AI models must cover all these cases in order to reliably predict demand on a daily basis. Experience has shown that for this purpose, artificial neural networks are well-suited to forecasting at both product group and item level. They can interpret and consider seasonal dependencies over a variable timeframe. A degree of transparency in the evaluation processes is also required. How have the models weighed certain criteria, and what factors played into the overall evaluation and forecast decision? The high sales of regional peaches can’t be explained by the conspicuously high price, as a simple machine learning algorithm might "think," but by regionality and seasonality. Human employees remain in the loop responsible for filling in data gaps, adding unrepresented knowledge, and critically reviewing the plans and exceptions.

Management by Exception

With the help of neural networks, it’s easy to create a solid demand forecast. From this point, planners can move the recommendation into the actual planning phase. Individual planners may be responsible for hundreds or thousands of items or SKUs, which obviously can’t be monitored manually even with the most sophisticated Excel spreadsheet at hand. With AI, search and optimization algorithms can be implemented. Essentially, digital decision-making environments are used in replenishment planning and are mapped in mathematical models, with various different priorities, conditions, forecasts and restrictions that need to be considered. Advanced algorithms can then search through these models — for example, calculate optimized order proposals for each item on a daily basis, or even automatically replenish the fastest moving items.

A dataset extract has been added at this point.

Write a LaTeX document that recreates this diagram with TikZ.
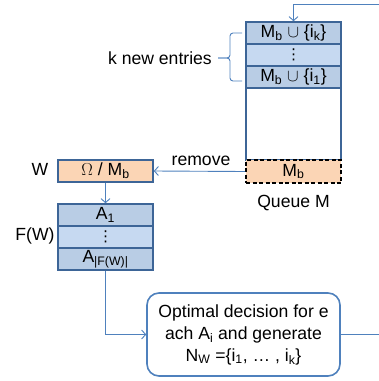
\documentclass[tikz,border=0pt]{standalone}
\usepackage{fontspec}
\setmainfont{Liberation Sans}
\newfontfamily\dejavu{DejaVu Sans}
\usetikzlibrary{arrows.meta}
\definecolor{rowdark}{HTML}{B9CDE5}
\definecolor{rowlight}{HTML}{C6D9F1}
\definecolor{rowborder}{HTML}{3D6597}
\definecolor{conn}{HTML}{4F81BD}
\definecolor{peach}{HTML}{FBD5B5}
\newcommand{\sbs}[1]{\textsubscript{#1}}
\newcommand{\smalldots}{{\dejavu\fontsize{15}{15}\selectfont ⋮}}
\begin{document}
\begin{tikzpicture}[x=1pt,y=-1pt,
  every node/.style={font=\fontsize{17.6}{22}\selectfont, inner sep=0pt},
  row/.style={draw=rowborder, line width=1.6pt, minimum width=95pt, minimum height=22pt, anchor=center},
  drow/.style={row, fill=rowdark},
  lrow/.style={row, fill=rowlight},
  conline/.style={draw=conn, line width=0.9pt},
  arr/.style={conline, -{Straight Barb[length=4pt,width=9pt]}},
  lbl/.style={anchor=base}]
\useasboundingbox (0,0) rectangle (379,381);
% Queue M
\node[row, minimum height=72pt] (qe) at (293.5,124) {};
\node[drow] (q1) at (293.5,33) {M\sbs{b} $\cup$ \{i\sbs{k}\}};
\node[lrow] (q2) at (293.5,55) {\smalldots};
\node[drow] (q3) at (293.5,77) {M\sbs{b} $\cup$ \{i\sbs{1}\}};
\node[draw=black, dashed, dash pattern=on 4pt off 2.5pt, line width=1.6pt, fill=peach, minimum width=95pt, minimum height=23pt] (mb) at (293.5,171.5) {M\sbs{b}};
\node[lbl] (ql) at (293.5,207) {Queue M};
% brace
\draw[conline, rounded corners=3pt] (242,33) -- (230,33) -- (230,58) -- (218,58);
\draw[conline, rounded corners=3pt] (218,58) -- (230,58) -- (230,81) -- (242,81);
\node[lbl, anchor=base east] (kn) at (212,64) {k new entries};
% W
\node[row, fill=peach] (w) at (105.5,171) {$\Omega$ / M\sbs{b}};
\node[lbl] (wl) at (40,175) {W};
\node[lbl] (rm) at (201,165) {remove};
% F(W)
\node[drow] (f1) at (105.5,215) {A\sbs{1}};
\node[lrow] (f2) at (105.5,237) {\smalldots};
\node[drow] (f3) at (105.5,259) {A\sbs{|F(W)|}};
\node[lbl] (fl) at (35,240) {F(W)};
% decision box
\node[draw=conn, line width=1.6pt, rounded corners=12pt, minimum width=193pt, minimum height=83pt, align=center, fill=white] (dec) at (243.5,334.5)
  {Optimal decision for e\\ach A\sbs{i} and generate\\N\sbs{W} =\{i\sbs{1}, … , i\sbs{k}\}};
% connectors
\coordinate (tin) at (379,4);
\coordinate (tout) at (379,334.5);
\draw[arr] (tin) -- (q1.north |- tin) -- (q1.north);
\draw[arr] (mb.west) -- (w.east);
\draw[arr] (w.south) -- (f1.north);
\draw[arr] (f3.south) |- (dec.west);
\draw[conline] (dec.east) -- (tout);
\end{tikzpicture}
\end{document}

The ordering process, in turn, requires its own logic, which is why other AI methods should be used. In fresh produce logistics, for example, many retailers aim to make use of every possible delivery to procure small batches so that they can always offer fresh goods, but also avoid inventory waste. In the case of produce (perishable items), higher logistics costs are usually accepted. The AI models must therefore plan order proposals with flexible target ranges, depending on the day of the week of an inbound delivery. Minimum order quantities, replenishment lead times, prices and best-before dates are just some of the other factors that need to be taken into account.

The aim is to work more efficiently through "management by exception." With this, planners will only have to take manual action when very short-term rescheduling is necessary, or when relevant information is available that an AI system hasn’t learned itself. Above that, they will also use their AI models to run simulations for different order scenarios and to derive strategies from them.

Which decisions will be made by AI in the future, and which by human intelligence? The examples above show the enormous complexity that AI can help us to master. However, humans still have a responsibility, not the least of which is to ensure that AI is used both ethically and responsibly. As with previous waves of automation, people will be relieved of repetitive tasks and will be able to focus on exceptional cases and disruptions. These trends will be intensified as soon as complex logic systems, such as those for inventory management, become controllable using large language models (LLMs).

Jörg Herbers is chief executive officer of INFORM GmbH.